March 25 (Bloomberg) -- Rebels seeking self-rule in eastern Libya insisted that the government withdraw a threat to attack oil ports they control before agreeing to talks on a settlement that might restore the nation’s crude exports to full capacity.
The government issued an ultimatum on March 12, threatening to attack the rebels if they didn’t surrender the ports within two weeks. Authorities in the capital Tripoli didn’t specify exactly when the deadline expires.
“We demand that the government cancel decision number 42,” which established the deadline, Ali Al-Hasy, a spokesman for the self-declared Executive Office for Barqa, said today by telephone from eastern Libya.

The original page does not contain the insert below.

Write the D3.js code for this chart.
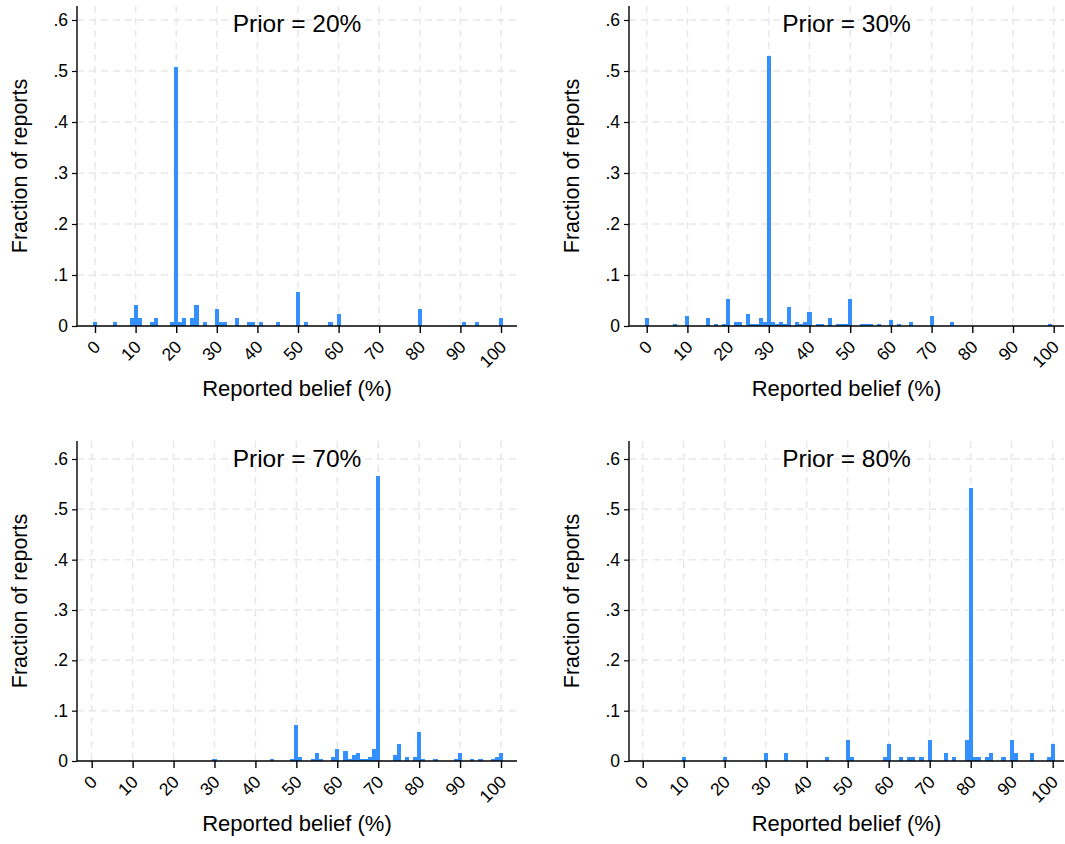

The ultimatum followed an attempt by the rebels in Barqa, or Libya’s eastern Cyrenaica region, to ship crude from the port of Es Sider, the largest of the North African nation’s nine oil-export terminals. The U.S. Navy foiled the attempt, intercepting the tanker Morning Glory and transferring it to Libyan authorities on March 22 along with 21 crew members and three rebels who were on board.
The eastern rebellion, led by former Petroleum Facilities Guards commander Ibrahim Al-Jedran, took control of Es Sider and three other oil ports in July. Protests over jobs, pay and political rights of minorities including the Amazigh Berbers in the west of the country have further curbed its oil output.
The Morning Glory was carrying 350,000 barrels of crude, Al-Hasy said. The vessel is owned by a company set up in the Barqa region to sell oil independently of the central government, he said.
“We request that the tanker be handed over to Barqa with its oil and its crew,” he said. “This is a request, not a condition to holding negotiations. The only condition we put is that the government cancels the decision to attack the region.”
Libya, with Africa’s largest oil reserves, was producing 150,000 barrels a day yesterday, according to state-run National Oil Corp. This compares with an installed capacity of 1.6 million barrels a day before the 2011 overthrow of Muammar Qaddafi.
Citigroup Inc. cited the political impasse in Libya, a member of the Organization of Petroleum Exporting Countries, as one of the reasons the company raised its 2014 forecast for Brent crude to $103 a barrel from $93 last month. Brent, a benchmark for Libya’s Es Sider grade, was trading near $107 today in London.
Al-Hasy said forces of the Barqa region have blocked two attempts by the government to send military units toward rebel-held oil terminals since issuing its ultimatum.
The Barqa rebels are demanding a 15 percent share of national oil revenue for the eastern region. They say the territory, which has capacity to produce more than half of Libya’s oil, was neglected in favor of Tripoli and other cities in western Libya under Qaddafi’s four-decade rule.
The government has so far refused to commit to an agreement on revenue-sharing, saying Libya must first adopt a constitution.
“We stand by our demands,” Al-Hasy said.